Data entries
----
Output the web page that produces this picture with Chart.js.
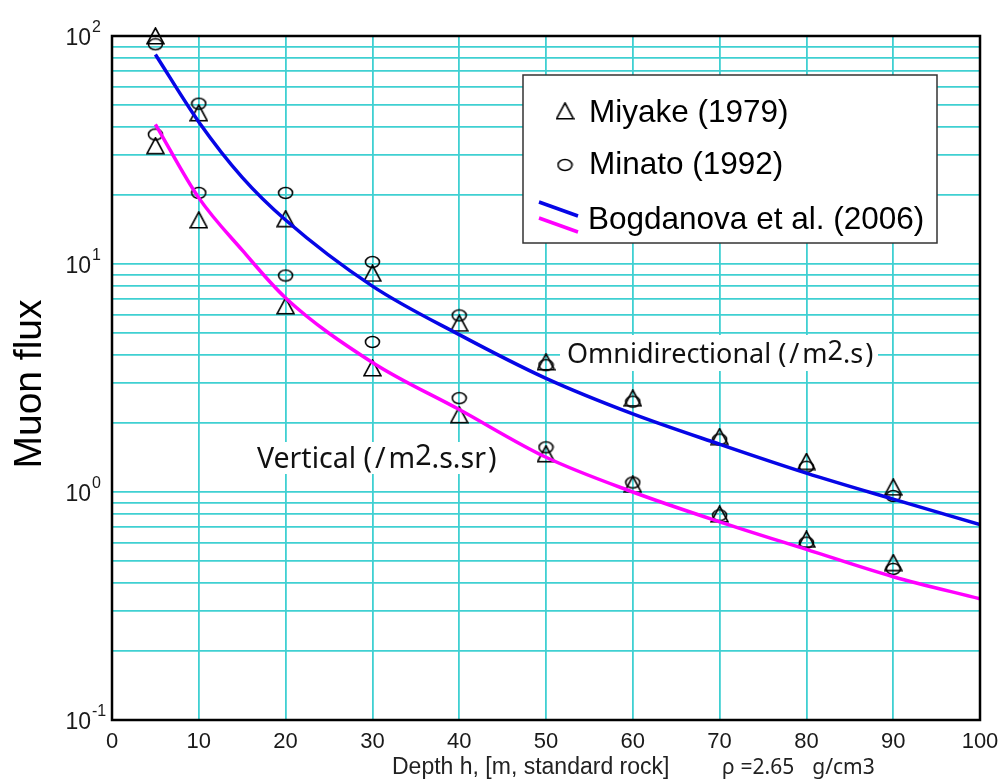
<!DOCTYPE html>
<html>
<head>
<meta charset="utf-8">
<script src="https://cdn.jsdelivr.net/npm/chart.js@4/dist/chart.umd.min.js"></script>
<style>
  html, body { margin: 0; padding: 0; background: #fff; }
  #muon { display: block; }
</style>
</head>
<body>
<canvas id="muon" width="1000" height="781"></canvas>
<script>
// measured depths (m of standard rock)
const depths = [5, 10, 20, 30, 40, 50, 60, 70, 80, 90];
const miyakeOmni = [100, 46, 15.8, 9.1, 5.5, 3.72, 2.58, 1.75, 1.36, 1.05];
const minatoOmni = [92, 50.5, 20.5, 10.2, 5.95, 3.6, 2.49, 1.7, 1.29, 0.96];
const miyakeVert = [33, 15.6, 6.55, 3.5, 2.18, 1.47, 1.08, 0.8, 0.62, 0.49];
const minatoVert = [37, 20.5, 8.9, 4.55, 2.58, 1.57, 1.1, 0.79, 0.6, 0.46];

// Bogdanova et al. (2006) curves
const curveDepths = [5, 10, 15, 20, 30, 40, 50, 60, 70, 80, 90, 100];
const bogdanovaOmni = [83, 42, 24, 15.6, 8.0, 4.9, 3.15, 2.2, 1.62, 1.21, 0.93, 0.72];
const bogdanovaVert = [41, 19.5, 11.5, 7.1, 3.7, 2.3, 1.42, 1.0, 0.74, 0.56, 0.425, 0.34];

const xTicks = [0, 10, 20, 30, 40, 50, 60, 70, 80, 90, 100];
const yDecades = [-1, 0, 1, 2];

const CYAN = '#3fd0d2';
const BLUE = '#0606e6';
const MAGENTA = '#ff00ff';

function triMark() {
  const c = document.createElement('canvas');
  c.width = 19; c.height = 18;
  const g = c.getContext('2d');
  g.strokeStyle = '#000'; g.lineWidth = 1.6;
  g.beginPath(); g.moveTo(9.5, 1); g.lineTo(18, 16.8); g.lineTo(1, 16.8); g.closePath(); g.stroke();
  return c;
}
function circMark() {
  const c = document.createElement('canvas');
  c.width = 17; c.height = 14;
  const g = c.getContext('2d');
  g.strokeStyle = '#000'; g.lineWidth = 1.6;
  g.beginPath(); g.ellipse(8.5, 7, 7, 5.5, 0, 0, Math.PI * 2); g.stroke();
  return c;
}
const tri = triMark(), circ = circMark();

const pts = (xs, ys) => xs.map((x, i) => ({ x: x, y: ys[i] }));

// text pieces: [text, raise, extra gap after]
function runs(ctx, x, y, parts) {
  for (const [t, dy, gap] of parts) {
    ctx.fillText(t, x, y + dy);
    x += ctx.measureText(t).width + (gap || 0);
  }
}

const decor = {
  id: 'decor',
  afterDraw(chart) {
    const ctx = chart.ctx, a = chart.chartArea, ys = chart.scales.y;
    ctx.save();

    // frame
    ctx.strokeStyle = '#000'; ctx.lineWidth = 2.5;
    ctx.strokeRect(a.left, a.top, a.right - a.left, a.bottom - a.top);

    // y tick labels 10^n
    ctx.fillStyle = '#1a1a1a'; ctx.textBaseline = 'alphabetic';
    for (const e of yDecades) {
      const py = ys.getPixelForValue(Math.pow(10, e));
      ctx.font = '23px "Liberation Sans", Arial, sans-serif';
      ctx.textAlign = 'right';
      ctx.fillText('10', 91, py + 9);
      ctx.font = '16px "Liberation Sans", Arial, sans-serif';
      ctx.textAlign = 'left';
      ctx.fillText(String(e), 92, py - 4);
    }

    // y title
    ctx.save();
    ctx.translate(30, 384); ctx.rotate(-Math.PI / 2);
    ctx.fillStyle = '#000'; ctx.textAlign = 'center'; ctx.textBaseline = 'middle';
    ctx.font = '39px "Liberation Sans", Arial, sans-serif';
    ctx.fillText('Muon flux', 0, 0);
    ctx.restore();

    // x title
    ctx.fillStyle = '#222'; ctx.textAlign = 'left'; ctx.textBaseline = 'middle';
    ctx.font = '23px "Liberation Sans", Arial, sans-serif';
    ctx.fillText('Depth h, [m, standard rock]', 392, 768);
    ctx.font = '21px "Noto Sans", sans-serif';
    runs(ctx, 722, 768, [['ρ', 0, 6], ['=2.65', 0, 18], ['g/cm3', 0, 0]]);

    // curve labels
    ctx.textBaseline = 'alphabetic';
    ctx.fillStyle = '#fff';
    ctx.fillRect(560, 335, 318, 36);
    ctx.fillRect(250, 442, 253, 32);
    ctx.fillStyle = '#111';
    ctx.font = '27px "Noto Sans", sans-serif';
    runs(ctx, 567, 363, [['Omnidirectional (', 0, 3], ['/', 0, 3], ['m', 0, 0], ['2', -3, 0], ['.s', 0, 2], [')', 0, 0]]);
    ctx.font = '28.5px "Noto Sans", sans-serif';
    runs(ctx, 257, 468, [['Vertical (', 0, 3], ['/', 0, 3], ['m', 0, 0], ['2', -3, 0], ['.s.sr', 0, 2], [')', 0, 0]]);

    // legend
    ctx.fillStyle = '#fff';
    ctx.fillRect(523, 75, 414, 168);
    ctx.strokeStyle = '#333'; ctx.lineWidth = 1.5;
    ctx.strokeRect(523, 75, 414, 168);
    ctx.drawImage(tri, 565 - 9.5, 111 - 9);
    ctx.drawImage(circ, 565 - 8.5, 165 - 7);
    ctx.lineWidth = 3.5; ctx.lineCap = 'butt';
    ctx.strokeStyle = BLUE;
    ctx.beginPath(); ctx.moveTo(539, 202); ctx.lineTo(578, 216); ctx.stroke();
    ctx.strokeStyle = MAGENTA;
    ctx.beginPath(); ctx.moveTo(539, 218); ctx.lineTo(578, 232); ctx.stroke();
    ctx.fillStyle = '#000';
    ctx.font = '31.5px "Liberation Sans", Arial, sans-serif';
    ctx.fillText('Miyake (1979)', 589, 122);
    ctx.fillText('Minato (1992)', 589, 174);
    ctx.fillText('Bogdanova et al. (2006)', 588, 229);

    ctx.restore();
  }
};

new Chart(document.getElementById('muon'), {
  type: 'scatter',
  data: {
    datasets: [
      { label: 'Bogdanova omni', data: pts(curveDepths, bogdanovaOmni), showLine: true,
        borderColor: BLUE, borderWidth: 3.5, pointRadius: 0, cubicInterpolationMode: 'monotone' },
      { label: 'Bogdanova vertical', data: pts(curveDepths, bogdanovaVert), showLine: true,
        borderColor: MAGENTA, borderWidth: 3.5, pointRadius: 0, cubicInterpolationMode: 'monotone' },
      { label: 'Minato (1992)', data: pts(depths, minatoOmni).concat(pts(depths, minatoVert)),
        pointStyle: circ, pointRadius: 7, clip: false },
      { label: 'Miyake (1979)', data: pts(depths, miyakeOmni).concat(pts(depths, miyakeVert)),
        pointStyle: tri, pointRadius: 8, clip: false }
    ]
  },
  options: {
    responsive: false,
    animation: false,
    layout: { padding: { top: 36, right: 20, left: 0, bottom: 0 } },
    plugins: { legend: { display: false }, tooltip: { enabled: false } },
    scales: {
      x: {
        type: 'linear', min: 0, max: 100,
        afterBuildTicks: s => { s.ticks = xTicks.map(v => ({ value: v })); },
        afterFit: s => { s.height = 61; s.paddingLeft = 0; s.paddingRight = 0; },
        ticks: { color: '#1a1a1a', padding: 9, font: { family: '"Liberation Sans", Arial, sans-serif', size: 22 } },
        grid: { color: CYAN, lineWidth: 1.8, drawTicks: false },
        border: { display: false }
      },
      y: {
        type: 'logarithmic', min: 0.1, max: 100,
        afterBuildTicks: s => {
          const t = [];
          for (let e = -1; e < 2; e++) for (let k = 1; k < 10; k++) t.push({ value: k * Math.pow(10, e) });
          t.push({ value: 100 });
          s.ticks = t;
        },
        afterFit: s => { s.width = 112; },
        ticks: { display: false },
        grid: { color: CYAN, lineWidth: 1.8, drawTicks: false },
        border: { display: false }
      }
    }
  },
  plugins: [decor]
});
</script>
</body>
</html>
----
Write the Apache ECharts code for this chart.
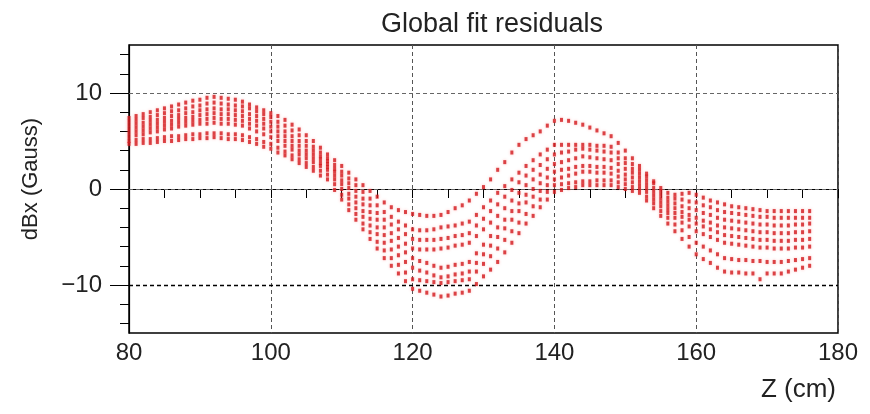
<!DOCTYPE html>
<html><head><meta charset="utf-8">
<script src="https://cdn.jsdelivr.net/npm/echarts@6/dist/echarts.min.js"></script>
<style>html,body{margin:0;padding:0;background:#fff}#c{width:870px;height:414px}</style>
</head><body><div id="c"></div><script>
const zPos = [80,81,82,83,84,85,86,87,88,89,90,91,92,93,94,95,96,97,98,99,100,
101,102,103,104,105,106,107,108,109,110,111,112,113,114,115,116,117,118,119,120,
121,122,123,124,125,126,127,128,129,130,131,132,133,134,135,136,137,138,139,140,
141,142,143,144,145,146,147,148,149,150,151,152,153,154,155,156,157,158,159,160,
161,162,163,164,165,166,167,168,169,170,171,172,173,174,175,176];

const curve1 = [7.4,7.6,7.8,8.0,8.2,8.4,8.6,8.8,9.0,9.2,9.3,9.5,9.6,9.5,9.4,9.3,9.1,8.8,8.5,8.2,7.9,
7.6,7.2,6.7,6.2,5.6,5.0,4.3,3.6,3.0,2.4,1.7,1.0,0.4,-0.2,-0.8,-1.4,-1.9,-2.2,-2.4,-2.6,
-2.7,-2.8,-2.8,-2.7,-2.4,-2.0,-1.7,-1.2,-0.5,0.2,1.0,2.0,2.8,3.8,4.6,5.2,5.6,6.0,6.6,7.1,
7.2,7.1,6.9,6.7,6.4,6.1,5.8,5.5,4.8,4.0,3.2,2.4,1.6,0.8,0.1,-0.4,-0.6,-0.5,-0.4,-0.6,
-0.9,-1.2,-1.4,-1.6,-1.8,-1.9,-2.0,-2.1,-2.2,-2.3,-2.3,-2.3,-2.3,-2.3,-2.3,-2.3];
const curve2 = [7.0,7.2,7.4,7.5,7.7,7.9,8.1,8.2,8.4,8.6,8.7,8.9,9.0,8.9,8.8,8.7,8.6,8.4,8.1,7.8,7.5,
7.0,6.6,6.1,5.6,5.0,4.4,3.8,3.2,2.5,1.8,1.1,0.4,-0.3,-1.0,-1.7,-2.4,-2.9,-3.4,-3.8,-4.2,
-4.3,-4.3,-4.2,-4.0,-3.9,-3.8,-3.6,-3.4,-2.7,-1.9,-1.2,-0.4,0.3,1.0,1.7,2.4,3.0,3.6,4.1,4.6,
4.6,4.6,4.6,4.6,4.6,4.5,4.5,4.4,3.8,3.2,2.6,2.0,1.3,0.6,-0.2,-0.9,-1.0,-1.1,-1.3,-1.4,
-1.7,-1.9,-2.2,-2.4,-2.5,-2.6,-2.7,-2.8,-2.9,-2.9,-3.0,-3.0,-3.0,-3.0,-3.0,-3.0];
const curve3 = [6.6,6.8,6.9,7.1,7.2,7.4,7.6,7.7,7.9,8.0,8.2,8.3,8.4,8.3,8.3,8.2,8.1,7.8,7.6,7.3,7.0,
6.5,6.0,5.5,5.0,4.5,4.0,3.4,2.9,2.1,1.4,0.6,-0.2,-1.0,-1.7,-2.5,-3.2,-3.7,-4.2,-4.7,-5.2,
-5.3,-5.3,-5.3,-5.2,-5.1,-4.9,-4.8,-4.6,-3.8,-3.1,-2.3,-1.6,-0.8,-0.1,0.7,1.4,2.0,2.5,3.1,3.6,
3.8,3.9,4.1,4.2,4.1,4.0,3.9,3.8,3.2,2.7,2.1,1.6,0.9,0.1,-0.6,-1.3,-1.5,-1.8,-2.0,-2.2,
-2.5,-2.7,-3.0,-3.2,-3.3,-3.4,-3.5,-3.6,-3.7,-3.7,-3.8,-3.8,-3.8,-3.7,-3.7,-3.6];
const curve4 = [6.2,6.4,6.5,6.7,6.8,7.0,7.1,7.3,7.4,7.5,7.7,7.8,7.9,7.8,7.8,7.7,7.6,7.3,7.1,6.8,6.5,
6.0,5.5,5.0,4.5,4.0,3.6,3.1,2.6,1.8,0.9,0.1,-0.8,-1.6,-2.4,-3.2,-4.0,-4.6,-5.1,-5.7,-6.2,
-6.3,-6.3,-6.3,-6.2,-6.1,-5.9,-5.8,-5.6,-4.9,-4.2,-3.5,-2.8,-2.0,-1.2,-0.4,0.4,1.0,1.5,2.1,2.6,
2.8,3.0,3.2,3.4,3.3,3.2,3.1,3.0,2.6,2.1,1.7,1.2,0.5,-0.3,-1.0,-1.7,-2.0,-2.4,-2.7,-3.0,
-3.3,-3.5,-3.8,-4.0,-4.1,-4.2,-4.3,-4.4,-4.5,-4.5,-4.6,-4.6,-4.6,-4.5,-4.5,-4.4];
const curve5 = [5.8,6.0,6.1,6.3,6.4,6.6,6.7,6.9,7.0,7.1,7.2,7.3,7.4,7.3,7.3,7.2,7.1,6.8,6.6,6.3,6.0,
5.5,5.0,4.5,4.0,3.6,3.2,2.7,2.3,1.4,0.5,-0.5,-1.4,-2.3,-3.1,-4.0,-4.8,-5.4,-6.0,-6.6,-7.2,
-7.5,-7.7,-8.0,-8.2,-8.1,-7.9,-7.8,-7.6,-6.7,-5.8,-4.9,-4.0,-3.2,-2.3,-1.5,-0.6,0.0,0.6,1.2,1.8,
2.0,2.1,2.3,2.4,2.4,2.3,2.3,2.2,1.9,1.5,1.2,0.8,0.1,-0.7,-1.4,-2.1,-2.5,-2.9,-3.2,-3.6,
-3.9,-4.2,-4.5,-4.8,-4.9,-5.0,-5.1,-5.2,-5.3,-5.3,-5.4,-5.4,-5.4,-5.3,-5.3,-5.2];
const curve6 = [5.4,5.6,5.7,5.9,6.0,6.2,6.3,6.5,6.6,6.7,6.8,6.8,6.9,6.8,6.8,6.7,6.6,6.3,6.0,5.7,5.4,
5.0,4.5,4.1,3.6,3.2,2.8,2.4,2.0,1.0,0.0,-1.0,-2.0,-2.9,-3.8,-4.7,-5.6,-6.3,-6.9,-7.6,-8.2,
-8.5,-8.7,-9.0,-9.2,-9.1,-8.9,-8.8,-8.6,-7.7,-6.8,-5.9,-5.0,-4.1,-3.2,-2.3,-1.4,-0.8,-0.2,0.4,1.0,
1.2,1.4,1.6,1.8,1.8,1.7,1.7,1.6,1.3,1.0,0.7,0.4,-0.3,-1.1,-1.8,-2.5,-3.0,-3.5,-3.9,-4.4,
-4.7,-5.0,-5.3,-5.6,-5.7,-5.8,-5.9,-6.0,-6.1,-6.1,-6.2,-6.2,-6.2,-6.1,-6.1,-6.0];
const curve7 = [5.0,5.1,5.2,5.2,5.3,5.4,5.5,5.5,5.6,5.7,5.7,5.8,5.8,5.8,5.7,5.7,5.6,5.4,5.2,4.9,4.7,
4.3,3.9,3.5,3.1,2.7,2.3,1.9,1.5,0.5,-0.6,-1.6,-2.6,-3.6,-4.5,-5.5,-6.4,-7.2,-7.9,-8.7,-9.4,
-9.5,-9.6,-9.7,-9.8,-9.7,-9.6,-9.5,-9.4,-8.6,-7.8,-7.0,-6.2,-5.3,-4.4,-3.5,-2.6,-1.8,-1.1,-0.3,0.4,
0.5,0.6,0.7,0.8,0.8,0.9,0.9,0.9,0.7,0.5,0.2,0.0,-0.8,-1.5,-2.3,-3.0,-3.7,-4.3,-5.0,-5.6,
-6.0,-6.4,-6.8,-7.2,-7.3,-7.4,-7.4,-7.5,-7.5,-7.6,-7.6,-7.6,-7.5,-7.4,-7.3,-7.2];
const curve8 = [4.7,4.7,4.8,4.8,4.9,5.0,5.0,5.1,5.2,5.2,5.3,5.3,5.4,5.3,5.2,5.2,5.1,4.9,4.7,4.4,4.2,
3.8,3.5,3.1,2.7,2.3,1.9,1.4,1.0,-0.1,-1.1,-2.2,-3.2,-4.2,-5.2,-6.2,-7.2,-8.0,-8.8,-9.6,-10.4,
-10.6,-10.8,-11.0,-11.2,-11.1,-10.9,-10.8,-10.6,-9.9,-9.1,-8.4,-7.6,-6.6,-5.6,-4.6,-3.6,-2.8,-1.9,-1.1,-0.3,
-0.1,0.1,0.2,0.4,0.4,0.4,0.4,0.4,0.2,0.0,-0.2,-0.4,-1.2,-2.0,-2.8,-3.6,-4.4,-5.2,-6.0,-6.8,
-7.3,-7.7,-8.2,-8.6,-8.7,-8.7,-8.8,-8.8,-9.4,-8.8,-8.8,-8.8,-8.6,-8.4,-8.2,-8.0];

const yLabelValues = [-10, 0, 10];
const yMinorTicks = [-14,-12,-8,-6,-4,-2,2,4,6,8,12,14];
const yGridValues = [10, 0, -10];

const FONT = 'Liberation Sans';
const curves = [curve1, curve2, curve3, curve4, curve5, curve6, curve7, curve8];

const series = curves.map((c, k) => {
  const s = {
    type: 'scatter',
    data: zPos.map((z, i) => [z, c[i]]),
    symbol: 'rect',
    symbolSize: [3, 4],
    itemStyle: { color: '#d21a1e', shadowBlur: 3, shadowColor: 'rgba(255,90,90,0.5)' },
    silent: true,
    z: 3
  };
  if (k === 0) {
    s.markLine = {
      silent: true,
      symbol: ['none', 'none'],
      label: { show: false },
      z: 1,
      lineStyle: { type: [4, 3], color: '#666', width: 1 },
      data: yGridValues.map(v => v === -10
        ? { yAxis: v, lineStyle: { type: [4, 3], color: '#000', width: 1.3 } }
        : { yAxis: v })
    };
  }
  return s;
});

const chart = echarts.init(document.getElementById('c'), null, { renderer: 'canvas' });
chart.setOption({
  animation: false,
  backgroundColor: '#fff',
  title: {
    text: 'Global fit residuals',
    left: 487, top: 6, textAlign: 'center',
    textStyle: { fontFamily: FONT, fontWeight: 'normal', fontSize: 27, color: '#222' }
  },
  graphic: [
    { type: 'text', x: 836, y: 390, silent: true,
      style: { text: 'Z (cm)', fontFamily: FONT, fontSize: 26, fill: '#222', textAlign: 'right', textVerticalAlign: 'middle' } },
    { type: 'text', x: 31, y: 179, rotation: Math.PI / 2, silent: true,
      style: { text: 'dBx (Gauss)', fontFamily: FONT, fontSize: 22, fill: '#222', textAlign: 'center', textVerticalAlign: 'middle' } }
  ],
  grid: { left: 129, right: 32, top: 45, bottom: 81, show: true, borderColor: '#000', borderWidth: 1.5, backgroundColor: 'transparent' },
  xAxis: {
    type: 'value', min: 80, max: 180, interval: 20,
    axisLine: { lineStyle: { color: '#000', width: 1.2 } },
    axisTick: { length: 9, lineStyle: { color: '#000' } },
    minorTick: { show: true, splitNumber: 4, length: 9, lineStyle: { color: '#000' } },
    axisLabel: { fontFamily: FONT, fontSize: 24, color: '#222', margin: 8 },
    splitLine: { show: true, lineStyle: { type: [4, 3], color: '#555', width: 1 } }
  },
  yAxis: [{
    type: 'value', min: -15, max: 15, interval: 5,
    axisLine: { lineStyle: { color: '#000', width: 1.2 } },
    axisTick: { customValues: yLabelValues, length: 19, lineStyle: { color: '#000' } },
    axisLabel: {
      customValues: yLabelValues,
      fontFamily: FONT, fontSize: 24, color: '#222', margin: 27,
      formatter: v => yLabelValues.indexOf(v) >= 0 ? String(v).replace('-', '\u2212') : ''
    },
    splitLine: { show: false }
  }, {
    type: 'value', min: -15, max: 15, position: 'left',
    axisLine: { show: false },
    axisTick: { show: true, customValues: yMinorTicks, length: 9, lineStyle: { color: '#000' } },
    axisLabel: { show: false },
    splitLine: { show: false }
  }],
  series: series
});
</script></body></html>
----
What you should do: Transcribe only the lines from the line holding "Output the web" through the line holding "0.79, 0.6, 0.46];", inclusive, without any of the pictures.

Answer for the task:
Output the web page that produces this picture with Chart.js.
<!DOCTYPE html>
<html>
<head>
<meta charset="utf-8">
<script src="https://cdn.jsdelivr.net/npm/chart.js@4/dist/chart.umd.min.js"></script>
<style>
  html, body { margin: 0; padding: 0; background: #fff; }
  #muon { display: block; }
</style>
</head>
<body>
<canvas id="muon" width="1000" height="781"></canvas>
<script>
// measured depths (m of standard rock)
const depths = [5, 10, 20, 30, 40, 50, 60, 70, 80, 90];
const miyakeOmni = [100, 46, 15.8, 9.1, 5.5, 3.72, 2.58, 1.75, 1.36, 1.05];
const minatoOmni = [92, 50.5, 20.5, 10.2, 5.95, 3.6, 2.49, 1.7, 1.29, 0.96];
const miyakeVert = [33, 15.6, 6.55, 3.5, 2.18, 1.47, 1.08, 0.8, 0.62, 0.49];
const minatoVert = [37, 20.5, 8.9, 4.55, 2.58, 1.57, 1.1, 0.79, 0.6, 0.46];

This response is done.